The Blue Devils steamrolled through the regular season and Goestenkors picked up her third ACC Coach of the Year honor. But after a tough loss at Clemson near the end of the season, Duke stumbled in the ACC tournament, losing again to the Tigers.

They just weren't tough, she thought, so Goestenkors set out to solve the problems. For two weeks, there wasn't one foul called in practice. Every day the team battled the male practice squad, and every day, they played hard or they paid for it.

They became a team of warriors, and again Goestenkors had her team where she wanted it.

"We peaked at the right time," she said. "We were playing the best basketball of anybody in the [NCAA]. I'm real proud of the team because we did peak at the right time."

The peak of the peak was a Rocky Top-the Tennessee rematch. Goestenkors talked up the defending champs to the media, but when she went into the locker room before the game, she knew her team could win.

More important than knowing they could win, she made them believe they could.

"The key to the entire night was the fact that the players believed," she said. "It doesn't matter what gameplan you have if the players really don't believe."

After the team beat Georgia in the national semifinals, a strangely calm game sandwiched between a pair of emotional contests, Goestenkors felt something she hadn't in a long time against Purdue-disappointment. It wasn't directed at the team or at herself, but at the timing. It was one of the worst games the Blue Devils played all season during the most important one in school history.
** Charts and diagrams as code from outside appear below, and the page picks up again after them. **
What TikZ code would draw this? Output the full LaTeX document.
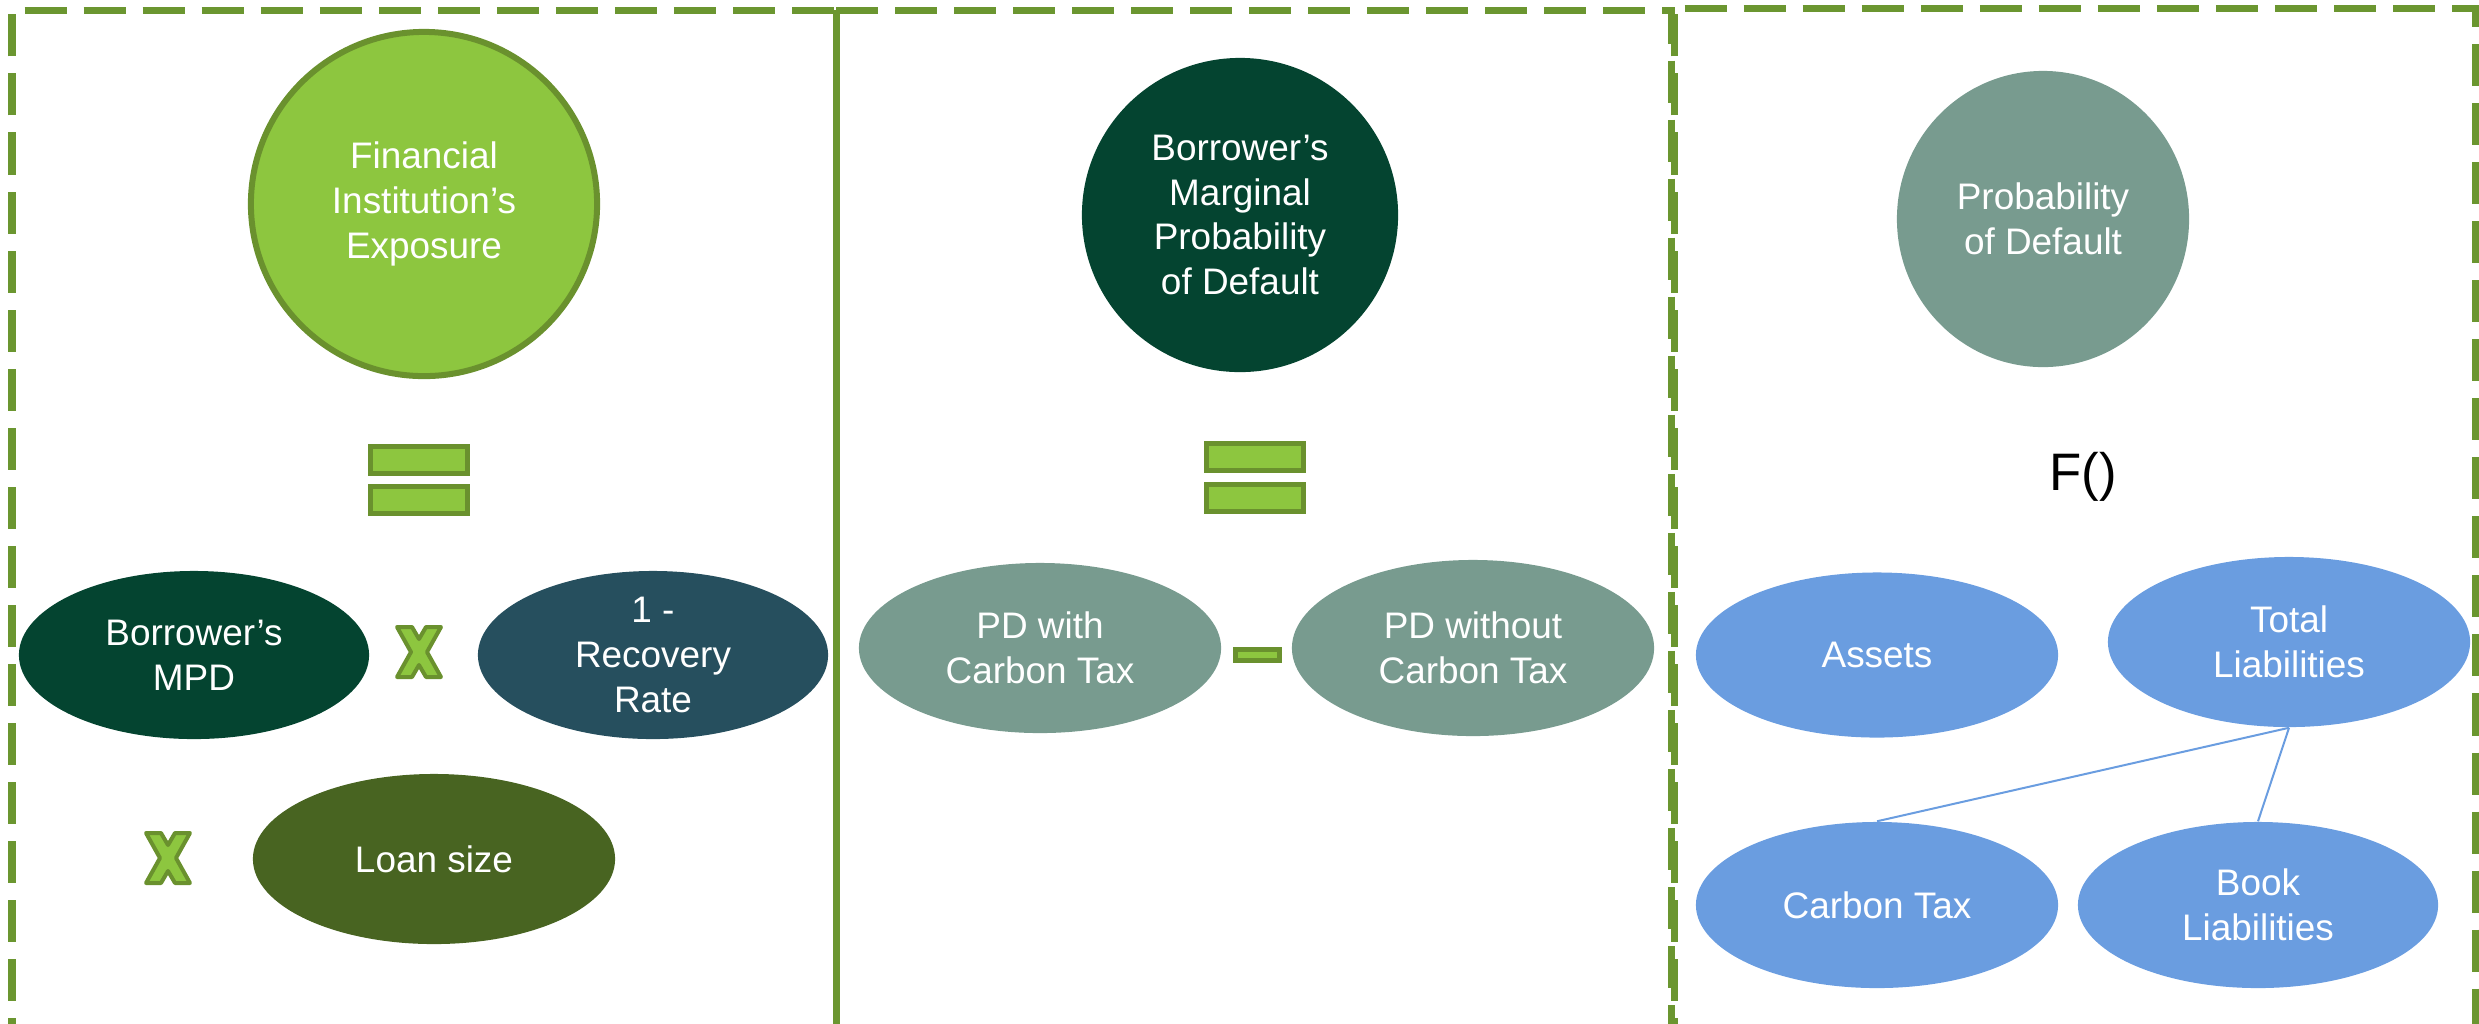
\documentclass[tikz,border=0pt]{standalone}
\usepackage{fontspec}
\setmainfont{Liberation Sans}
\usetikzlibrary{shapes.geometric}
\definecolor{framegreen}{RGB}{107,150,48}
\definecolor{leafgreen}{RGB}{141,198,63}
\definecolor{leafedge}{RGB}{106,145,46}
\definecolor{deepgreen}{RGB}{4,68,48}
\definecolor{slateteal}{RGB}{38,79,94}
\definecolor{mossgreen}{RGB}{72,100,33}
\definecolor{sagegray}{RGB}{120,155,143}
\definecolor{skyblue}{RGB}{106,157,224}

\tikzset{
  bubble/.style={ellipse, inner sep=0pt, text=white, align=center, font=\fontsize{10.5}{12.7}\selectfont},
  frame/.style={framegreen, line width=0.07cm, dash pattern=on 0.42cm off 0.17cm},
  opbar/.style={draw=leafedge, fill=leafgreen, line width=0.05cm, inner sep=0pt},
}

% multiplication mark centred at (#1,#2)
\newcommand{\timesmark}[2]{%
  \draw[opbar, line width=0.04cm, line join=round, shift={(#1,#2)}]
    (-22,-25) -- (-7,-25) -- (0,-13) -- (7,-25) -- (22,-25) -- (8,0) -- (22,25)
    -- (7,25) -- (0,13) -- (-7,25) -- (-22,25) -- (-8,0) -- cycle;}

\begin{document}
\begin{tikzpicture}[x=0.01cm, y=-0.01cm]
\clip (0,0) rectangle (2479,1023);

% Panel frames
\draw[frame] (12,1060) |- (836,10);
\draw[framegreen, line width=0.07cm] (836,10) -- (836,1060);
\draw[frame] (836,10) -| (1671,1060);
\draw[frame] (1674,1060) |- (2475,8) -- (2475,1060);

% Panel 1: exposure
\node[bubble, fill=leafgreen, draw=leafedge, line width=0.06cm, minimum width=3.46cm, minimum height=3.44cm] (expo) at (424,204) {Financial\\Institution’s\\Exposure};
\node[opbar, minimum width=0.97cm, minimum height=0.27cm] (eqtop1) at (419,460) {};
\node[opbar, minimum width=0.97cm, minimum height=0.27cm] (eqbot1) at (419,500) {};
\node[bubble, fill=deepgreen, minimum width=3.50cm, minimum height=1.68cm] (mpd) at (194,655) {Borrower’s\\MPD};
\timesmark{419}{652}
\node[bubble, fill=slateteal, minimum width=3.50cm, minimum height=1.68cm] (recov) at (653,655) {1 -\\Recovery\\Rate};
\timesmark{168}{858}
\node[bubble, fill=mossgreen, minimum width=3.62cm, minimum height=1.70cm] (loan) at (434,859) {Loan size};

% Panel 2: marginal PD
\node[bubble, fill=deepgreen, minimum width=3.16cm, minimum height=3.14cm] (mpdbig) at (1240,215) {Borrower’s\\Marginal\\Probability\\of Default};
\node[opbar, minimum width=0.97cm, minimum height=0.27cm] (eqtop2) at (1255,457) {};
\node[opbar, minimum width=0.97cm, minimum height=0.27cm] (eqbot2) at (1255,498) {};
\node[bubble, fill=sagegray, minimum width=3.62cm, minimum height=1.70cm] (pdwith) at (1040,648) {PD with\\Carbon Tax};
\node[opbar, minimum width=0.44cm, minimum height=0.11cm] (minus) at (1257,655) {};
\node[bubble, fill=sagegray, minimum width=3.62cm, minimum height=1.76cm] (pdwithout) at (1473,648) {PD without\\Carbon Tax};

% Panel 3: structural model
\node[bubble, fill=sagegray, minimum width=2.92cm, minimum height=2.96cm] (pd) at (2043,219) {Probability\\of Default};
\node[font=\fontsize{15}{18}\selectfont] (func) at (2083,477) {F()};
\node[bubble, fill=skyblue, minimum width=3.62cm, minimum height=1.65cm] (assets) at (1877,655) {Assets};
\node[bubble, fill=skyblue, minimum width=3.62cm, minimum height=1.70cm] (totliab) at (2289,642) {Total\\Liabilities};
\node[bubble, fill=skyblue, minimum width=3.62cm, minimum height=1.66cm] (ctax) at (1877,905) {Carbon Tax};
\node[bubble, fill=skyblue, minimum width=3.60cm, minimum height=1.66cm] (bookliab) at (2258,905) {Book\\Liabilities};
\draw[skyblue, line width=0.02cm] (totliab.south) -- (ctax.north);
\draw[skyblue, line width=0.02cm] (totliab.south) -- (bookliab.north);
\end{tikzpicture}
\end{document}
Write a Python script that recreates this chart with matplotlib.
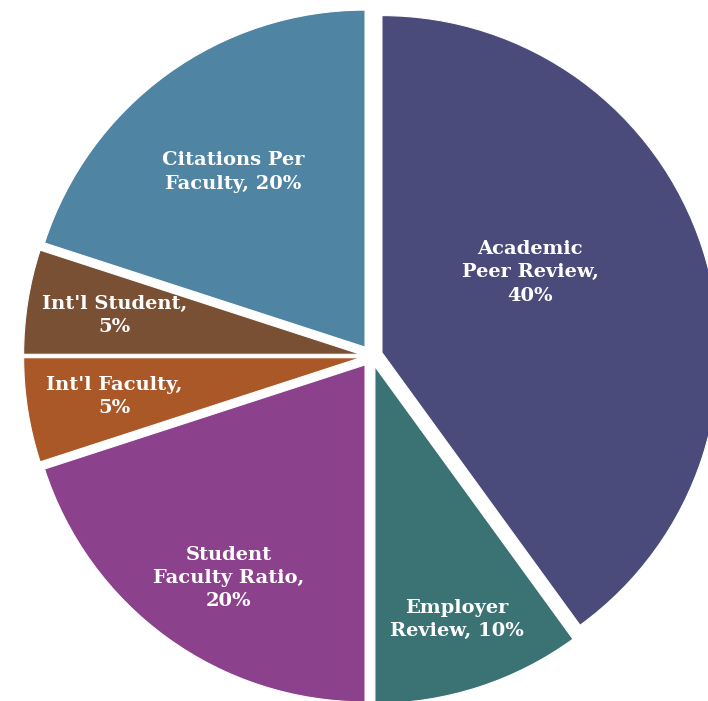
import numpy as np
import matplotlib
matplotlib.use("Agg")
import matplotlib.pyplot as plt

# Ranking methodology weights
categories = ["Academic Peer Review", "Employer Review", "Student Faculty Ratio",
              "Int'l Faculty", "Int'l Student", "Citations Per Faculty"]
weights = [40, 10, 20, 5, 5, 20]
colors = ["#4B4B7B", "#3B7274", "#8C418C", "#AB5828", "#7A5034", "#5084A3"]
label_text = [
    "Academic\nPeer Review,\n{}%",
    "Employer\nReview, {}%",
    "Student\nFaculty Ratio,\n{}%",
    "Int'l Faculty,\n{}%",
    "Int'l Student,\n{}%",
    "Citations Per\nFaculty, {}%",
]

# label placement inside each wedge: (radial fraction, angular shift in degrees)
label_place = [(0.50, 10.5), (0.79, 0.0), (0.75, 3.4), (0.74, 0.0), (0.74, 0.0), (0.65, 1.0)]

W, H = 708, 701
fig = plt.figure(figsize=(W / 100, H / 100), dpi=100)
ax = fig.add_axes([0, 0, 1, 1])

center = (371.5, H - 356)
radius = 337
gap = 11

wedges, _ = ax.pie(weights, colors=colors, startangle=90, counterclock=False,
                   explode=[gap] * len(weights), center=center, radius=radius,
                   wedgeprops=dict(edgecolor="white", linewidth=0.8))

ax.set_xlim(0, W)
ax.set_ylim(0, H)
ax.set_aspect("equal")
ax.axis("off")

for w, txt, val, (frac, shift) in zip(wedges, label_text, weights, label_place):
    mid = np.deg2rad((w.theta1 + w.theta2) / 2 + shift)
    cx, cy = w.center
    x = cx + frac * radius * np.cos(mid)
    y = cy + frac * radius * np.sin(mid)
    ax.text(x, y, txt.format(val), ha="center", va="center", color="white",
            fontsize=14, fontweight="bold", family="DejaVu Serif",
            linespacing=1.38)

fig.savefig("out.png", dpi=100)
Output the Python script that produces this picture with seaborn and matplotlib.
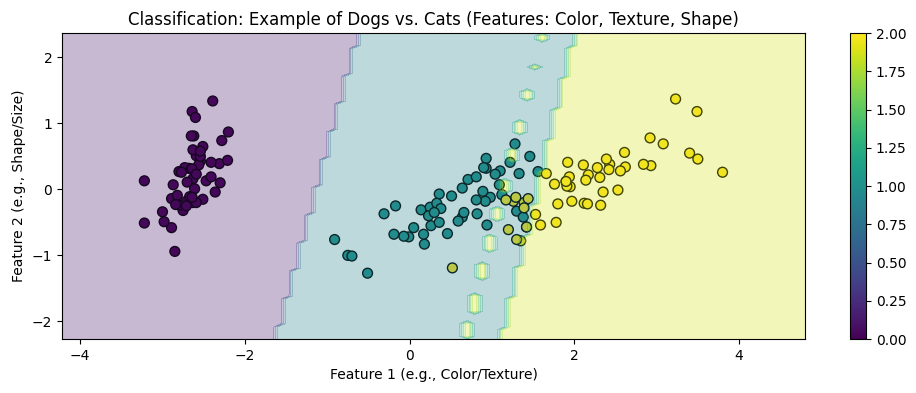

But when she returned home after the defeat to Carolyn Peck, who filled the job Goestenkors turned down in Orlando, she called the season better than anyone else has or had.

"When we went out to San Jose and lost to Connecticut by 30 to start the season, there were a lot of people shaking their heads, and when we beat Tennessee to make it back to San Jose," she said, pausing for a moment to smile, "there were a whole lot of people still shaking their heads."